Individual investors made their presence felt in 2020. According to Bloomberg Intelligence via The Wall Street Journal, individual investors made up an estimated 19.5% of U.S. equity trading volume. This was a jump of over 4% compared to 2019 and a doubling compared to 2010. We'll look at what drove the surge and what it means for the market.
Key Takeaways
- Many people have used extra time in 2020 to create and control their own portfolio.
- This has given a push to stocks with name recognition, particularly big tech stocks.
- New investors – particularly young, new investors – have time on their side when it comes to being successful in the market.
Easier Than Ever
Plummeting costs and improving online brokerage platforms have definitely helped increase the number of individual investors in the market. Robinhood is often singled out for posting strong account growth, but accounts are up at all the major online brokerages. With the ease of opening a new account and the ability to invest with only a smartphone, the barriers to getting started are lower than ever before. Many of us have also had more time on our hands to commit to researching and trading stocks due to pandemic-related restrictions.
Overall, this is a positive development as, anecdotally, it appears that many of the new investors entering the market are younger and have the advantage of time on their side. It is also interesting that individual investors piled into a very choppy market where, traditionally, retail investors would have been trimming exposure to protect their portfolios. Part of this increased risk tolerance may be generational – we just don't have the data to be able to make that judgement right now.
Name Recognition Matters
With more individual investors in the market, the headline effect seems to be amplified. Many commentators have pointed to the rally in Hertz Global shares after the company filed for Chapter 11 bankruptcy as a type of backhanded condemnation of individual investors trading for themselves. While investing in a company going into Chapter 11 isn't a common approach, there is nothing wrong with a bit of contrarian thinking in the markets. Moreover, almost all of those same commentators have a bone-headed call in their own past. That is how many of us learn what not to do in choppy markets – through experience.

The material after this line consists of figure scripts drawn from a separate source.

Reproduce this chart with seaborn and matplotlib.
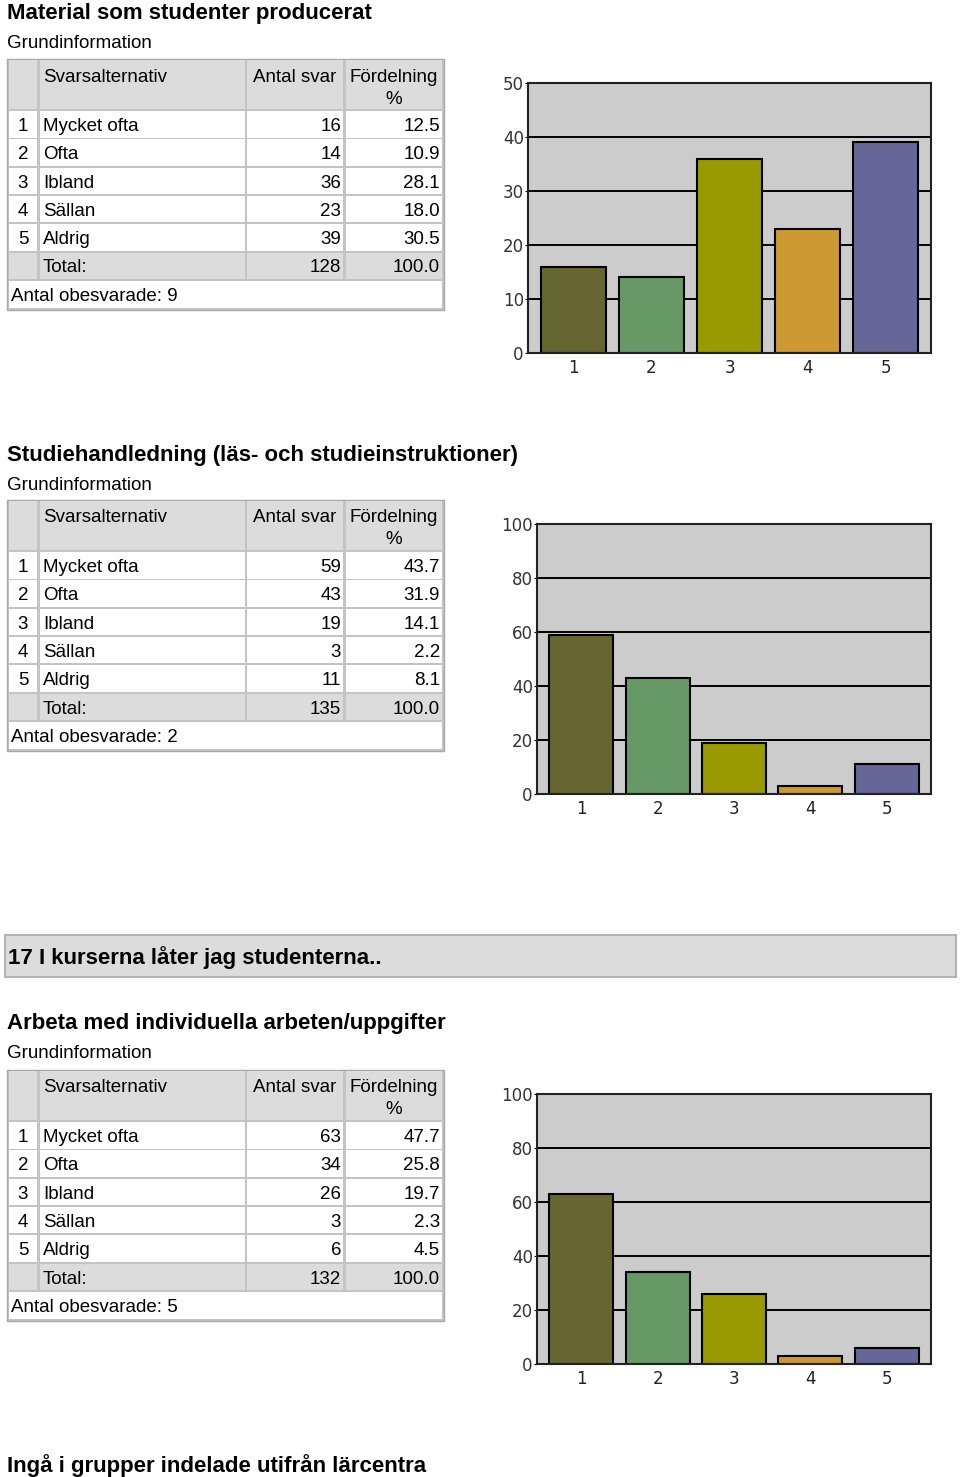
import matplotlib
matplotlib.use("Agg")
import matplotlib.pyplot as plt
from matplotlib.patches import Rectangle
import seaborn as sns

# Data
alternatives = ["Mycket ofta", "Ofta", "Ibland", "Sällan", "Aldrig"]
alt_numbers = ["1", "2", "3", "4", "5"]
bar_colors = ["#666633", "#669966", "#999900", "#cc9933", "#666699"]

titles = ["Material som studenter producerat",
          "Studiehandledning (läs- och studieinstruktioner)",
          "Arbeta med individuella arbeten/uppgifter"]
counts_1 = [16, 14, 36, 23, 39]
pct_1 = [12.5, 10.9, 28.1, 18.0, 30.5]
counts_2 = [59, 43, 19, 3, 11]
pct_2 = [43.7, 31.9, 14.1, 2.2, 8.1]
counts_3 = [63, 34, 26, 3, 6]
pct_3 = [47.7, 25.8, 19.7, 2.3, 4.5]
totals = [128, 135, 132]
unanswered = [9, 2, 5]
y_max = [50, 100, 100]
y_step = [10, 20, 20]

group_heading = "17 I kurserna låter jag studenterna.."
next_title = "Ingå i grupper indelade utifrån lärcentra"

W, H = 960, 1477
plt.rcParams['font.family'] = ['Liberation Sans', 'DejaVu Sans']

fig = plt.figure(figsize=(W / 100, H / 100), dpi=100)
page = fig.add_axes([0, 0, 1, 1])
page.set_xlim(0, W)
page.set_ylim(H, 0)
page.axis('off')

DY = 2  # text baseline nudge


def px_rect(x0, y0, x1, y1):
    return [x0 / W, 1 - y1 / H, (x1 - x0) / W, (y1 - y0) / H]


def cell(x0, y0, x1, y1, fill):
    page.add_patch(Rectangle((x0, y0), x1 - x0, y1 - y0, facecolor=fill, edgecolor='none'))


def txt(x, y, s, ha='left', **kw):
    page.text(x, y + DY, s, fontsize=kw.pop('fontsize', 13.5), va='center', ha=ha, **kw)


def draw_table(top, counts, pcts, total, missing):
    # outer frame
    page.add_patch(Rectangle((7, top), 437, 251, facecolor='#c4c4c4', edgecolor='#a8a8a8', lw=1))
    cols = [(9, 37), (40, 245), (247, 343), (346, 442)]
    head_fill = '#dcdcdc'
    # header row
    for x0, x1 in cols:
        cell(x0, top + 1, x1, top + 50, head_fill)
    txt(43, top + 16, "Svarsalternativ")
    txt(295, top + 16, "Antal svar", ha='center')
    txt(394, top + 16, "Fördelning", ha='center')
    txt(394, top + 38, "%", ha='center')
    step = 28.3
    for i in range(5):
        y0 = top + 52 + i * step
        for x0, x1 in cols:
            cell(x0, y0, x1, y0 + 26.5, 'white')
        yc = y0 + 13.5
        txt(23, yc, alt_numbers[i], ha='center')
        txt(43, yc, alternatives[i])
        txt(341, yc, str(counts[i]), ha='right')
        txt(440, yc, f"{pcts[i]:.1f}", ha='right')
    y0 = top + 52 + 5 * step
    for x0, x1 in cols:
        cell(x0, y0, x1, y0 + 26.5, head_fill)
    yc = y0 + 13.5
    txt(43, yc, "Total:")
    txt(341, yc, str(total), ha='right')
    txt(440, yc, "100.0", ha='right')
    y0 = top + 52 + 6 * step
    cell(9, y0, 442, y0 + 27, 'white')
    txt(11, y0 + 13.5, f"Antal obesvarade: {missing}")


def draw_chart(rect, counts, ymax, ystep):
    ax = fig.add_axes(px_rect(*rect))
    ax.set_facecolor('#cccccc')
    ax.set_axisbelow(True)
    ax.yaxis.grid(True, color='black', lw=1.4)
    sns.barplot(x=alt_numbers, y=counts, hue=alt_numbers, palette=bar_colors, legend=False,
                width=0.835, saturation=1, edgecolor='black', linewidth=1.5, ax=ax)
    ax.set_xlim(-0.58, 4.58)
    ax.set_ylim(0, ymax)
    ax.set_yticks(range(0, ymax + 1, ystep))
    ax.set_xlabel('')
    ax.set_ylabel('')
    for s in ax.spines.values():
        s.set_color('#222222')
        s.set_linewidth(1.5)
    ax.tick_params(axis='y', length=2, pad=1, labelsize=12, labelcolor='#333333')
    ax.tick_params(axis='x', length=0, pad=4, labelsize=12, labelcolor='#222222')
    for lab in ax.get_xticklabels() + ax.get_yticklabels():
        lab.set_fontfamily('DejaVu Sans')
    return ax


all_counts = [counts_1, counts_2, counts_3]
all_pcts = [pct_1, pct_2, pct_3]
title_y = [12, 453, 1022]
table_top = [59, 500, 1070]
chart_rects = [(528, 83, 931, 353), (537, 524, 931, 794), (537, 1094, 931, 1364)]

for k in range(3):
    txt(7, title_y[k], titles[k], fontsize=16, fontweight='bold')
    txt(7, title_y[k] + 30, "Grundinformation")
    draw_table(table_top[k], all_counts[k], all_pcts[k], totals[k], unanswered[k])
    draw_chart(chart_rects[k], all_counts[k], y_max[k], y_step[k])

# group heading band
page.add_patch(Rectangle((5, 935), 951, 42, facecolor='#dcdcdc', edgecolor='#b4b4b4', lw=1.5))
txt(8, 956, group_heading, fontsize=16, fontweight='bold')

txt(7, 1464, next_title, fontsize=16, fontweight='bold')

fig.savefig("out.png", dpi=100)
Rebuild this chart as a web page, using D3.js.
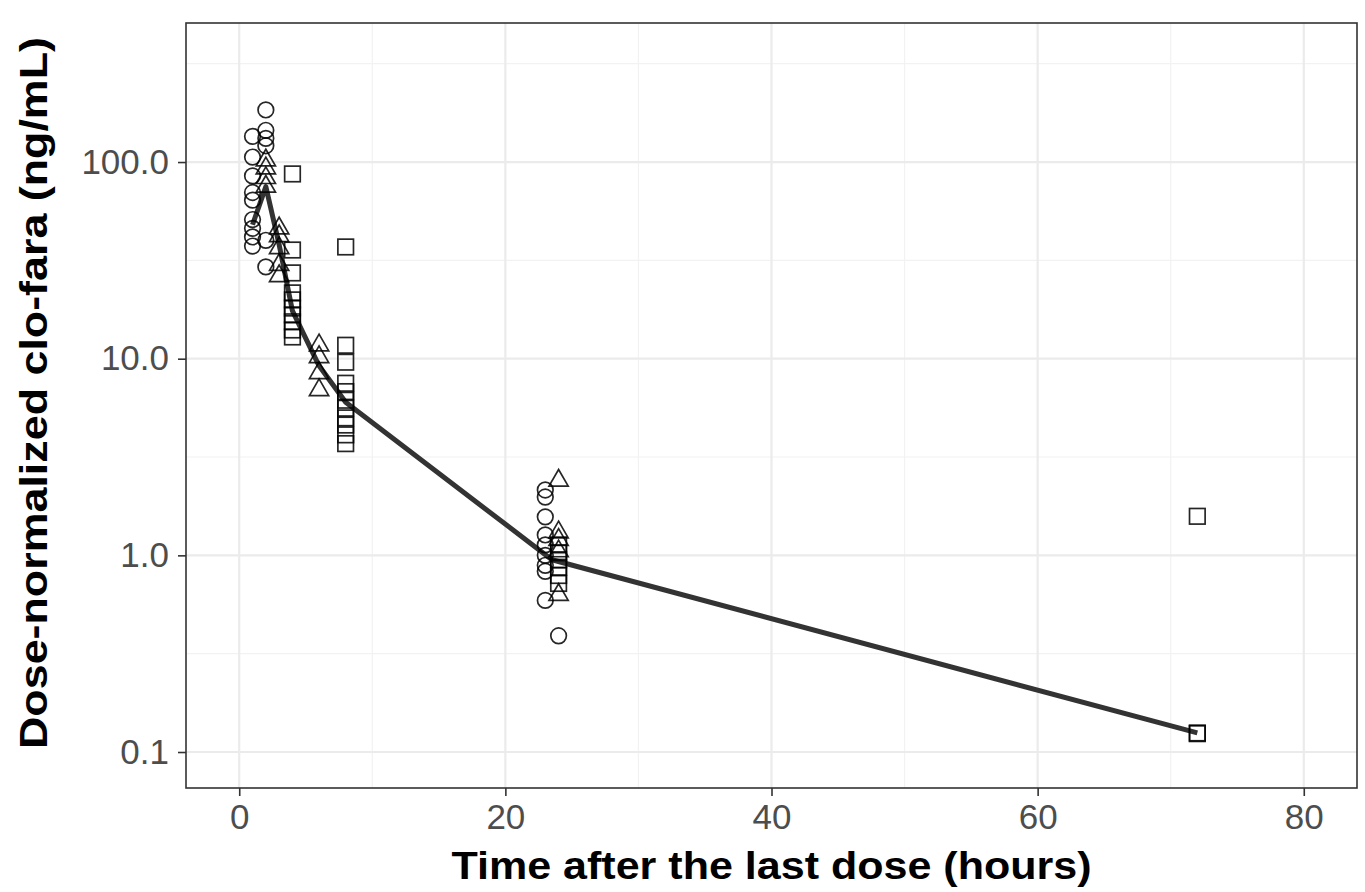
<!DOCTYPE html>
<html>
<head>
<meta charset="utf-8">
<script src="https://cdn.jsdelivr.net/npm/d3@7"></script>
<style>
  html, body { margin: 0; padding: 0; background: #fff; }
  svg { display: block; font-family: "Liberation Sans", Arial, sans-serif; }
</style>
</head>
<body>
<svg id="chart" width="1365" height="892"></svg>
<script>
// observed points, one array per shape group (time in hours, value in ng/mL)
const circleTimes = [1, 1, 1, 1, 1, 1, 1, 1, 1, 2, 2, 2, 2, 2, 2, 23, 23, 23, 23, 23, 23, 23, 23, 23, 24];
const circleValues = [135, 106, 85, 70, 64, 51, 46, 41.6, 37.4, 184, 145, 132, 121, 40, 29.3, 2.15, 1.98, 1.57, 1.27, 1.13, 1.0, 0.89, 0.83, 0.59, 0.39];

const triangleTimes = [2, 2, 2, 2, 3, 3, 3, 3, 3, 6, 6, 6, 6, 24, 24, 24, 24, 24];
const triangleValues = [102, 93, 83, 75, 46, 42, 36.5, 30, 26.3, 11.7, 10.2, 8.46, 6.93, 2.4, 1.31, 1.2, 1.05, 0.63];

const squareTimes = [4, 4, 4, 4, 4, 4, 4, 4, 4, 4, 8, 8, 8, 8, 8, 8, 8, 8, 8, 8, 8, 24, 24, 24, 24, 24, 24, 72, 72, 72];
const squareValues = [87, 35.7, 27.3, 21.6, 19.9, 18.1, 16.7, 15.4, 14.0, 12.9, 37, 11.7, 9.6, 7.5, 6.8, 6.15, 5.6, 5.0, 4.6, 4.1, 3.7, 1.13, 1.03, 0.95, 0.87, 0.79, 0.72, 1.58, 0.125, 0.124];

// summary line
const lineTimes = [1, 2, 3, 4, 6, 8, 23.5, 72];
const lineValues = [48, 75, 38, 17.5, 9.2, 6, 0.95, 0.125];

const xTicks = [0, 20, 40, 60, 80];
const xMinor = [10, 30, 50, 70];
const yTicks = [0.1, 1, 10, 100];
const yMinor = [Math.pow(10, -0.5), Math.pow(10, 0.5), Math.pow(10, 1.5), Math.pow(10, 2.5)];

const svg = d3.select('#chart');
const panel = { left: 186, right: 1357, top: 23, bottom: 788 };

const x = d3.scaleLinear().domain([-4, 84]).range([panel.left, panel.right]);
const y = d3.scaleLog().domain([Math.pow(10, -1.183), Math.pow(10, 2.707)]).range([panel.bottom, panel.top]);

// grid
const grid = svg.append('g');
grid.selectAll('.xminor').data(xMinor).enter().append('line')
  .attr('x1', d => x(d)).attr('x2', d => x(d))
  .attr('y1', panel.top).attr('y2', panel.bottom)
  .attr('stroke', '#f2f2f2').attr('stroke-width', 1.2);
grid.selectAll('.yminor').data(yMinor).enter().append('line')
  .attr('x1', panel.left).attr('x2', panel.right)
  .attr('y1', d => y(d)).attr('y2', d => y(d))
  .attr('stroke', '#f2f2f2').attr('stroke-width', 1.2);
grid.selectAll('.xmajor').data(xTicks).enter().append('line')
  .attr('x1', d => x(d)).attr('x2', d => x(d))
  .attr('y1', panel.top).attr('y2', panel.bottom)
  .attr('stroke', '#ebebeb').attr('stroke-width', 2.2);
grid.selectAll('.ymajor').data(yTicks).enter().append('line')
  .attr('x1', panel.left).attr('x2', panel.right)
  .attr('y1', d => y(d)).attr('y2', d => y(d))
  .attr('stroke', '#ebebeb').attr('stroke-width', 2.2);

// line
const line = d3.line().x((d, i) => x(lineTimes[i])).y(d => y(d));
svg.append('path')
  .datum(lineValues)
  .attr('d', line)
  .attr('fill', 'none')
  .attr('stroke', '#333333')
  .attr('stroke-width', 5)
  .attr('stroke-linejoin', 'round');

// points
const pts = svg.append('g')
  .attr('fill', 'none')
  .attr('stroke', '#000')
  .attr('stroke-opacity', 0.85)
  .attr('stroke-width', 1.7);

pts.selectAll('.c').data(circleValues).enter().append('circle')
  .attr('cx', (d, i) => x(circleTimes[i]))
  .attr('cy', d => y(d))
  .attr('r', 7.8);

const tri = d3.symbol().type(d3.symbolTriangle).size(160);
pts.selectAll('.t').data(triangleValues).enter().append('path')
  .attr('d', tri)
  .attr('transform', (d, i) => `translate(${x(triangleTimes[i])},${y(d)})`);

pts.selectAll('.s').data(squareValues).enter().append('rect')
  .attr('x', (d, i) => x(squareTimes[i]) - 7.8)
  .attr('y', d => y(d) - 7.8)
  .attr('width', 15.6)
  .attr('height', 15.6);

// panel border
svg.append('rect')
  .attr('x', panel.left).attr('y', panel.top)
  .attr('width', panel.right - panel.left)
  .attr('height', panel.bottom - panel.top)
  .attr('fill', 'none')
  .attr('stroke', '#333333')
  .attr('stroke-width', 1.6);

// axes
const xAxis = svg.append('g')
  .attr('transform', `translate(0,${panel.bottom})`)
  .call(d3.axisBottom(x).tickValues(xTicks).tickSize(8).tickPadding(8).tickFormat(d3.format('d')));
const yAxis = svg.append('g')
  .attr('transform', `translate(${panel.left},0)`)
  .call(d3.axisLeft(y).tickValues(yTicks).tickSize(8).tickPadding(9).tickFormat(d3.format('.1f')));

[xAxis, yAxis].forEach(a => {
  a.select('.domain').remove();
  a.selectAll('line').attr('stroke', '#333333').attr('stroke-width', 1.6);
  a.selectAll('text')
    .attr('fill', '#4d4d4d')
    .style('font-size', '35px')
    .style('font-family', '"Liberation Sans", Arial, sans-serif');
});

// titles
svg.append('text')
  .attr('x', (panel.left + panel.right) / 2)
  .attr('y', 879)
  .attr('text-anchor', 'middle')
  .attr('textLength', 640)
  .attr('lengthAdjust', 'spacingAndGlyphs')
  .style('font-size', '39px')
  .style('font-weight', 'bold')
  .attr('fill', '#000')
  .text('Time after the last dose (hours)');

svg.append('text')
  .attr('transform', 'translate(47,393) rotate(-90)')
  .attr('text-anchor', 'middle')
  .attr('textLength', 712)
  .attr('lengthAdjust', 'spacingAndGlyphs')
  .style('font-size', '39px')
  .style('font-weight', 'bold')
  .attr('fill', '#000')
  .text('Dose-normalized clo-fara (ng/mL)');
</script>
</body>
</html>
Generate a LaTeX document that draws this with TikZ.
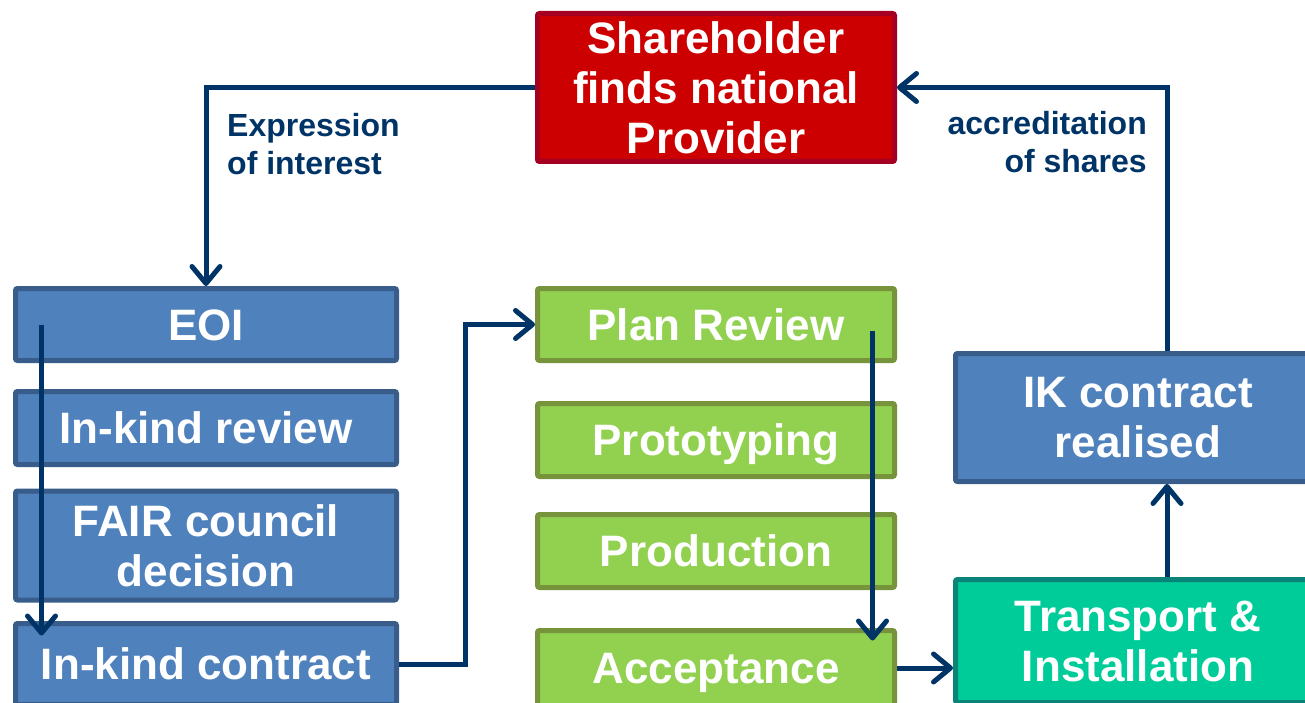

The early recovery or even overperformance of popular stocks that are well known wasn't solely due to individual investors, however. Institutional funds and tracking funds also have large positions in the narrow band of big tech firms that individual investors have been buying. Amazon.com, Inc. (AMZN), Alphabet Inc. (GOOG), Apple Inc. (AAPL), and Facebook, Inc. (FB) have all benefited from the core users of their products also becoming shareholders through fractional purchases.
In fact, no less a market guru than Peter Lynch taught individual investors that investing in what you know was a critical first step. Hopefully these same investors continue on their learning path and absorb Lynch's lessons on valuations and the price/earnings-to-growth (PEG) ratio.
Eerily Familiar Territory
The surge in individual investing does have some uncomfortable familiarity to it. Stock picks are being discussed across social media platforms in the same way that internet stock picks were proliferating in message boards leading up to the bursting of the dotcom bubble in the late '90s. Certain stocks have also appeared to have become unmoored from traditional valuations, which is a cause for concern.
There is also a lot of froth in the initial public offering (IPO) market, with special purpose acquisition companies (SPACs) putting lipstick on the old blank check company pig. Here again, though, it is not just individual investors causing the market to froth. Many of the institutional investors – for all their data, analysts, and algorithms – are in just as deep on this rally. The worry here is that, if we suffer a dotcom-like correction, the individual investors who get burned may pull back from the market again.
The Bottom Line
Taking control of your investment portfolio is easier than ever, and it looks like more people are doing just that. Right now there are some odd and even concerning things in the market, but that owes to the actions of all market participants, not just new individual investors.
Ideally, the market evens out as the pandemic is brought under control and any adjustments in valuation run-ups are gradual. Even if a sharp correction is in our future, individual investors new and experienced will hopefully dust themselves off and move on a little wiser and warier rather than pulling back entirely. Investing works best when you approach it as a lifelong habit rather than a phase.